Established in 1913, the Fed was to be a banker to the nation’s banks, controlling the money supply and, thus, the value of the currency. Without a Fed, someone else would have to handle these (and other) tasks of central banking.

“Money,” observes the Fed historian Allan H. Meltzer, “does not take care of itself.” But who else could regulate the value of money? And regulate its value in relation to what?

In its founding days, the United States defined the dollar by an explicit weight of gold or silver. During the first half of the 19th century, state-chartered banks issued notes, preferably backed by metal, that circulated much as dollar bills do today. But since these banks were private, and differed widely in their standards, their notes were accorded different values. In effect, the country had lots of “monies.”

The United States moved to normalize the situation during the Civil War. It restricted the issuance of notes to more uniform, federally chartered banks, which were required to hold Treasury bonds (as well as gold) in reserve.

Should the Fed be interred, this abbreviated history provides some clues about alternatives. One solution would be for private banks to issue money — perhaps bearing the likeness of Jamie Dimon and the seal of his bank, JPMorgan Chase. Alternatively, the Treasury could do it.

But what will the money represent? Gold is the first obvious answer. James Grant, the newsletter writer, author and gold bug par excellence, asserts that gold money is superior to the “fiat” money of the Fed. By fiat, he means that it has value only because the Fed says it does. (Representative Paul, less diplomatically, refers to Federal Reserve notes as “counterfeits” and to the Fed as a price fixer.)

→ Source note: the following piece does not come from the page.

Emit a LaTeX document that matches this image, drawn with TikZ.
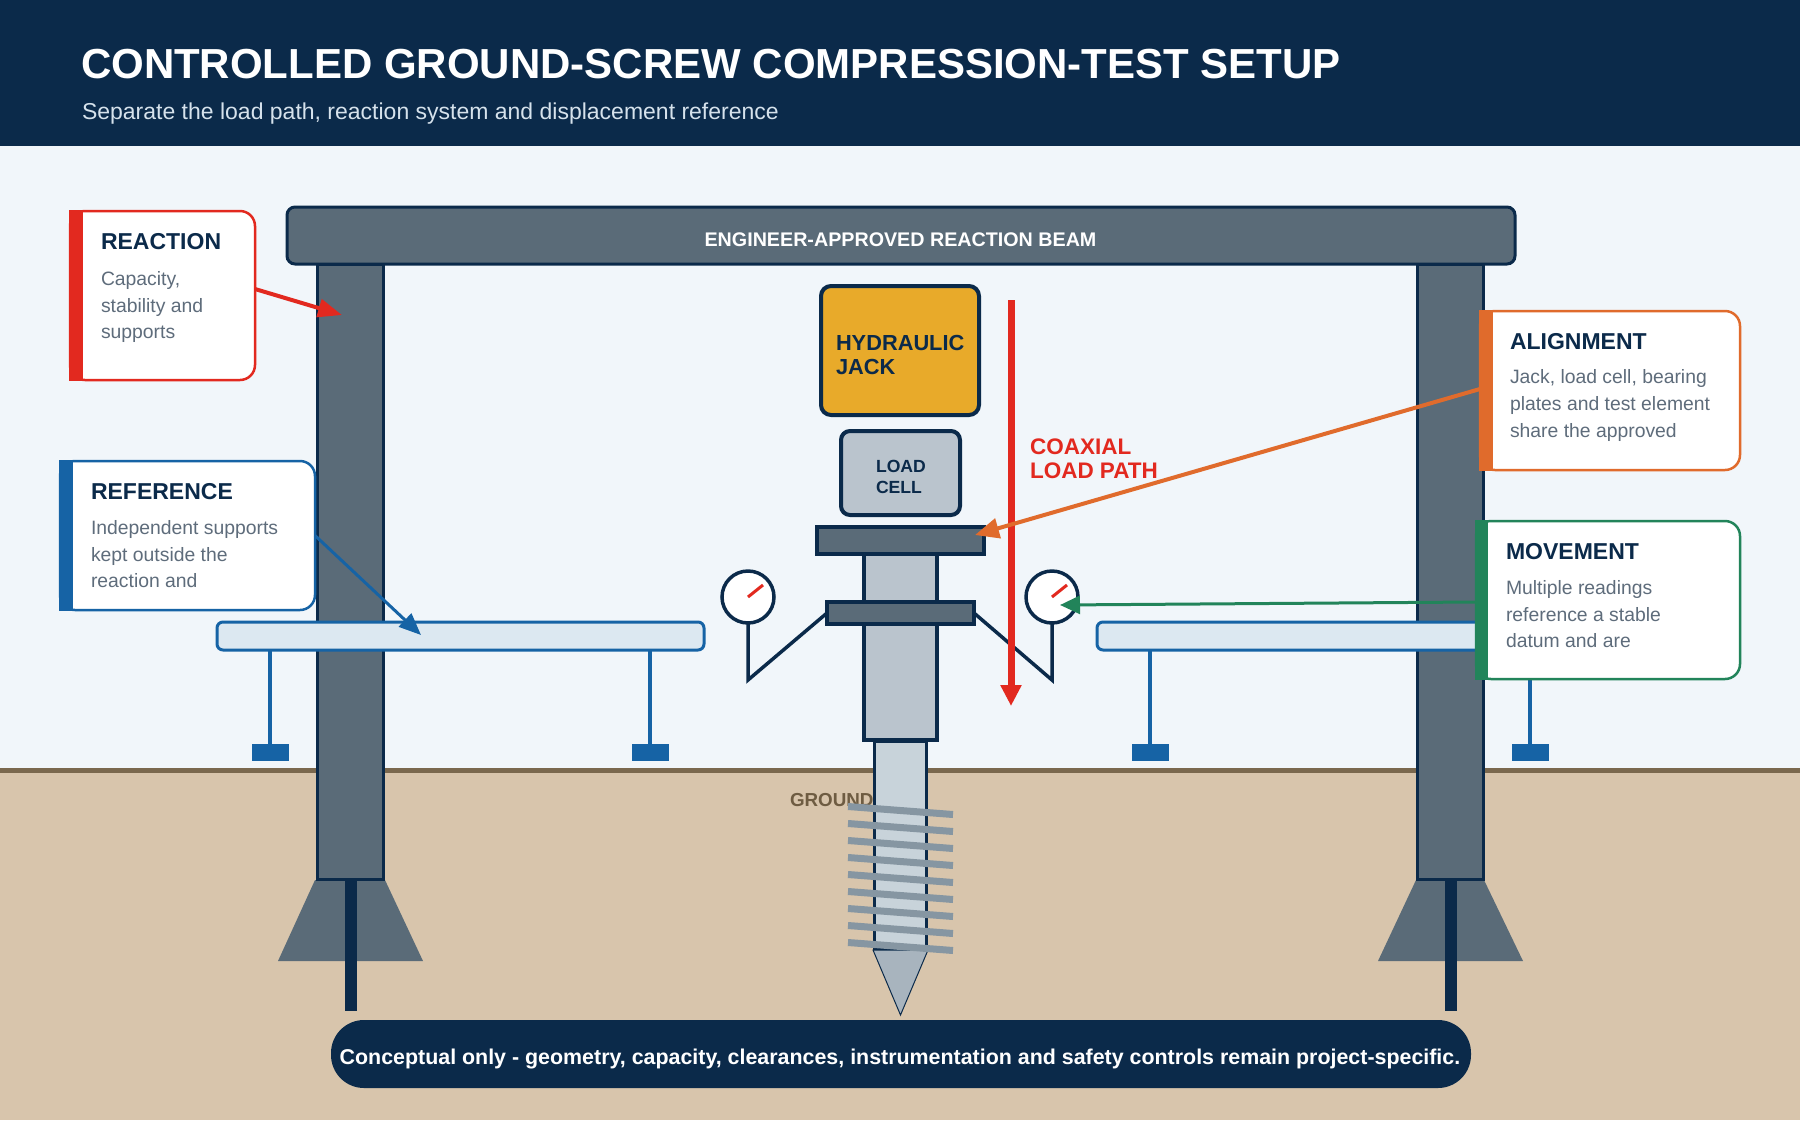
\documentclass[tikz,border=0pt]{standalone}
\usepackage{fontspec}
\setmainfont{Liberation Sans}
\usetikzlibrary{arrows.meta}
\definecolor{navy}{HTML}{0B2A4A}
\definecolor{steel}{HTML}{5A6B78}
\definecolor{bglight}{HTML}{F1F6FA}
\definecolor{groundc}{HTML}{D8C5AC}
\definecolor{groundl}{HTML}{7A684E}
\definecolor{refb}{HTML}{DCE8F1}
\definecolor{refs}{HTML}{1663A5}
\definecolor{jackc}{HTML}{E8AA2A}
\definecolor{cellc}{HTML}{BAC4CD}
\definecolor{shaftc}{HTML}{C8D3DA}
\definecolor{tipc}{HTML}{A8B4BE}
\definecolor{helixc}{HTML}{8696A2}
\definecolor{redc}{HTML}{E2291F}
\definecolor{orangec}{HTML}{E06B2C}
\definecolor{greenc}{HTML}{22845A}
\definecolor{greyt}{HTML}{5E6C7B}
\definecolor{subc}{HTML}{D6E2EC}
\definecolor{groundt}{HTML}{6E5C42}
\newcommand\fTitle{\fontsize{42}{50}\selectfont\bfseries}
\newcommand\fSub{\fontsize{23}{28}\selectfont}
\newcommand\fBeam{\fontsize{19.7}{24}\selectfont\bfseries}
\newcommand\fJack{\fontsize{21.8}{24}\selectfont\bfseries}
\newcommand\fCoax{\fontsize{22.5}{24}\selectfont\bfseries}
\newcommand\fCell{\fontsize{17.6}{21}\selectfont\bfseries}
\newcommand\fGround{\fontsize{18.8}{22}\selectfont\bfseries}
\newcommand\fCTitle{\fontsize{23}{27}\selectfont\bfseries}
\newcommand\fBody{\fontsize{19.35}{27}\selectfont}
\newcommand\fBanner{\fontsize{21.4}{25}\selectfont\bfseries}
\begin{document}
\begin{tikzpicture}[x=1pt,y=-1pt,
  every node/.style={inner sep=0pt, outer sep=0pt},
  steelbox/.style={draw=navy, line width=3pt, fill=steel},
  callout/.style={draw=#1, line width=2.5pt, fill=white, rounded corners=15pt, anchor=north west},
  ctitle/.style={anchor=base west, text=navy, font=\fCTitle},
  cbody/.style={anchor=base west, text=greyt, font=\fBody},
  gauge/.style={circle, draw=navy, line width=3.5pt, fill=white, minimum size=52pt},
  reflegs/.style={refs, line width=4pt},
]
\useasboundingbox (0,0) rectangle (1800,1120);
% backgrounds
\fill[bglight] (0,0) rectangle (1800,1120);
\fill[navy] (0,0) rectangle (1800,146);
\fill[groundc] (0,770) rectangle (1800,1120);
\draw[groundl, line width=4.5pt] (0,770.5) -- (1800,770.5);
% header
\node[anchor=base west, text=white, font=\fTitle] (title) at (81,78) {CONTROLLED GROUND-SCREW COMPRESSION-TEST SETUP};
\node[anchor=base west, text=subc, font=\fSub] (subtitle) at (82,119) {Separate the load path, reaction system and displacement reference};
% footings and rods
\fill[steel] (315,880) -- (385,880) -- (423,961) -- (278,961) -- cycle;
\fill[steel] (1416,880) -- (1484,880) -- (1523,961) -- (1378,961) -- cycle;
\fill[navy] (345,879) rectangle (357,1011);
\fill[navy] (1445,879) rectangle (1457,1011);
% columns
\draw[steelbox] (317.5,264) rectangle (383.5,879);
\draw[steelbox] (1417.5,264) rectangle (1483.5,879);
% beam
\node[steelbox, rounded corners=8pt, minimum width=1228pt, minimum height=57pt, anchor=north west] (beam) at (287,207) {};
\node[anchor=base, text=white, font=\fBeam] (beamlbl) at (900.5,246) {ENGINEER-APPROVED REACTION BEAM};
% reference beams
\draw[reflegs] (270,650) -- (270,745);
\draw[reflegs] (650,650) -- (650,745);
\draw[reflegs] (1150,650) -- (1150,745);
\draw[reflegs] (1530,650) -- (1530,745);
\fill[refs] (251.5,744) rectangle (288.5,761);
\fill[refs] (631.5,744) rectangle (668.5,761);
\fill[refs] (1131.5,744) rectangle (1168.5,761);
\fill[refs] (1511.5,744) rectangle (1548.5,761);
\node[draw=refs, fill=refb, line width=3pt, rounded corners=6pt, minimum width=487pt, minimum height=28pt, anchor=north west] (refL) at (217,622) {};
\node[draw=refs, fill=refb, line width=3pt, rounded corners=6pt, minimum width=487pt, minimum height=28pt, anchor=north west] (refR) at (1097,622) {};
% jack and load cell
\node[draw=navy, line width=4pt, fill=jackc, rounded corners=10pt, minimum width=158pt, minimum height=129pt, anchor=north west] (jack) at (821,286) {};
\node[anchor=base west, text=navy, font=\fJack] (jackA) at (836,350) {HYDRAULIC};
\node[anchor=base west, text=navy, font=\fJack] (jackB) at (836,374) {JACK};
\node[draw=navy, line width=4pt, fill=cellc, rounded corners=9pt, minimum width=119pt, minimum height=84pt, anchor=north west] (cell) at (841,431) {};
\node[anchor=base west, text=navy, font=\fCell] (cellA) at (876,472) {LOAD};
\node[anchor=base west, text=navy, font=\fCell] (cellB) at (876,493) {CELL};
% ram, shaft, helix, tip
\draw[navy, line width=3.5pt, fill=cellc] (864,554) rectangle (937,740);
\node[anchor=base west, text=groundt, font=\fGround] (groundlbl) at (790,806) {GROUND};
\draw[navy, line width=3pt, fill=shaftc] (874.5,741) rectangle (926.5,949);
\draw[navy, line width=1pt, fill=tipc] (873,950) -- (928,950) -- (900.5,1015) -- cycle;
\foreach \k in {0,...,8} \draw[helixc, line width=7pt] (848,{806.5+17*\k}) -- (953,{814.5+17*\k});
% plates
\node[steelbox, line width=3.5pt, minimum width=167pt, minimum height=27pt, anchor=north west] (plateT) at (817,527) {};
\node[steelbox, line width=3.5pt, minimum width=147pt, minimum height=22pt, anchor=north west] (plateM) at (827,602) {};
% gauges
\draw[navy, line width=3.5pt] (748,597) -- (748,680) -- (plateM.west);
\draw[navy, line width=3.5pt] (1052,597) -- (1052,680) -- (plateM.east);
\node[gauge] (gaugeL) at (748,597) {};
\node[gauge] (gaugeR) at (1052,597) {};
\draw[redc, line width=3pt] (gaugeL.center) -- ++(15,-12);
\draw[redc, line width=3pt] (gaugeR.center) -- ++(15,-12);
% coaxial load path
\coordinate (coaxTop) at (1011,300);
\coordinate (coaxBot) at (1011,706);
\draw[redc, line width=7pt, -{Triangle[length=21pt,width=20pt]}] (coaxTop) -- (coaxBot);
\node[anchor=base west, text=redc, font=\fCoax] (coaxA) at (1030,454) {COAXIAL};
\node[anchor=base west, text=redc, font=\fCoax] (coaxB) at (1030,478) {LOAD PATH};
% callouts
\node[callout=redc, minimum width=185pt, minimum height=169pt] (reac) at (70,211) {};
\fill[redc] (69,209.75) rectangle (83,381.25);
\node[ctitle] (reacT) at (101,249) {REACTION};
\node[cbody] (reac1) at (101,285) {Capacity,};
\node[cbody] (reac2) at (101,312) {stability and};
\node[cbody] (reac3) at (101,338) {supports};
\node[callout=refs, minimum width=255pt, minimum height=149pt] (ref) at (60,461) {};
\fill[refs] (59,459.75) rectangle (73,611.25);
\node[ctitle] (refT) at (91,499) {REFERENCE};
\node[cbody] (ref1) at (91,534) {Independent supports};
\node[cbody] (ref2) at (91,561) {kept outside the};
\node[cbody] (ref3) at (91,587) {reaction and};
\node[callout=orangec, minimum width=260pt, minimum height=159pt] (align) at (1480,311) {};
\fill[orangec] (1479,309.75) rectangle (1493,471.25);
\node[ctitle] (alignT) at (1510,349) {ALIGNMENT};
\node[cbody] (align1) at (1510,383) {Jack, load cell, bearing};
\node[cbody] (align2) at (1510,410) {plates and test element};
\node[cbody] (align3) at (1510,437) {share the approved};
\node[callout=greenc, minimum width=264pt, minimum height=158pt] (move) at (1476,521) {};
\fill[greenc] (1475,519.75) rectangle (1488,680.25);
\node[ctitle] (moveT) at (1506,559) {MOVEMENT};
\node[cbody] (move1) at (1506,594) {Multiple readings};
\node[cbody] (move2) at (1506,621) {reference a stable};
\node[cbody] (move3) at (1506,647) {datum and are};
% callout arrows
\coordinate (reacEnd) at (342,315);
\coordinate (refEnd) at (421,635);
\coordinate (alignEnd) at (975,535);
\coordinate (moveEnd) at (1060,605);
\draw[redc, line width=4pt, -{Triangle[length=24pt,width=18pt]}] ([yshift=6.5pt]reac.east) -- (reacEnd);
\draw[refs, line width=3pt, -{Triangle[length=22pt,width=18pt]}] (ref.east) -- (refEnd);
\draw[orangec, line width=4pt, -{Triangle[length=24pt,width=20pt]}] ([yshift=1.5pt]align.west) -- (alignEnd);
\draw[greenc, line width=3pt, -{Triangle[length=20pt,width=18pt]}] ([yshift=-2pt]move.west) -- (moveEnd);
% banner
\node[fill=navy, rounded corners=33pt, minimum width=1140pt, minimum height=68pt] (banner) at (901,1054) {};
\node[anchor=base, text=white, font=\fBanner] (bannerT) at (900,1064) {Conceptual only - geometry, capacity, clearances, instrumentation and safety controls remain project-specific.};
\end{tikzpicture}
\end{document}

Let us interject that in any monetary system, some authority must fix either the price of money or the supply. McDonald’s can either set the price of a hamburger and let the market consume the quantity it will — or, it can insist on selling a specified quantity, in which case consumer demand will determine the price.

The Fed has a similar choice with money. The Bernanke Fed, which is trying to stimulate the economy, regulates the price of money — the interest rate — presently 0.0 percent. Paul Volcker, who assumed command of the Fed in 1979, when inflation was rampant, chose the opposite tactic. Mr. Volcker provided a specific (and, dare I say, miserly) quantity of liquidity, letting interest rates go where the market directed — ultimately 20 percent. There is an element of arbitrary choice either way.

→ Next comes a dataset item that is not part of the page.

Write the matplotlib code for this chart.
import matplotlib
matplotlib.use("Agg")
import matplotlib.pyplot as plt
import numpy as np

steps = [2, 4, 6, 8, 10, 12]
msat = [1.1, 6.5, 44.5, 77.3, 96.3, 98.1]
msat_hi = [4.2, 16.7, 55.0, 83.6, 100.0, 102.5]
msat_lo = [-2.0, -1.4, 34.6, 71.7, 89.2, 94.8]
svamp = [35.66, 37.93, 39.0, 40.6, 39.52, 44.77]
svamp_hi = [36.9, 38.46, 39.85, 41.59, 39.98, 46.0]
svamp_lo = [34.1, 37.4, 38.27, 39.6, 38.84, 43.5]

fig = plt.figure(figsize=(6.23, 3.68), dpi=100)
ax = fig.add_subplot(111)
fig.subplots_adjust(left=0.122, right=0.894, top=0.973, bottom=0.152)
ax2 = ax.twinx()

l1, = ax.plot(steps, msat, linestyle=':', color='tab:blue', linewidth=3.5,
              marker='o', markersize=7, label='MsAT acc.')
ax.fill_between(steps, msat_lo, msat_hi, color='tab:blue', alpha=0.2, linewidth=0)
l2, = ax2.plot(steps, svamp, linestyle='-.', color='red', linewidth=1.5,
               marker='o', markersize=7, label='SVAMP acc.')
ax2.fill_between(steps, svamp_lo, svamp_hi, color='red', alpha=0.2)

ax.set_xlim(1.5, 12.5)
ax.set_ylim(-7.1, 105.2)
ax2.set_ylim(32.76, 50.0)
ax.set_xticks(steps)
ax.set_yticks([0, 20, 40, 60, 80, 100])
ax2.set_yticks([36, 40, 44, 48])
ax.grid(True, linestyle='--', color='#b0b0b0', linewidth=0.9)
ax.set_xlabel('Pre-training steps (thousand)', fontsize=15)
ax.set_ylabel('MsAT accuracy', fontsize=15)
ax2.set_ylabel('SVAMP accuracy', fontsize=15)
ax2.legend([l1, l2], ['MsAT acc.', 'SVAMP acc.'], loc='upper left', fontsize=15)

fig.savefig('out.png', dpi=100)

The gold standard, in effect, replaces the Fed chief with the collective wisdom (or luck) of the mining industry. Rather than entrust the money supply to a guru or a professor, money is limited by the quantity of bullion. The law in the early 20th century stipulated that dollars be backed 40 percent in gold. This fixed the dollar in relation to metal but not in relation to things, like shoes or yarn, that dollars could buy. This was because the quantity of bullion that banks had in reserve, relative to the size of the economy, fluctuated. As a historian noted, it was as if “the yardstick of value was 36 inches long in 1879 … 46 inches in 1896, 13 and a half inches in 1920.”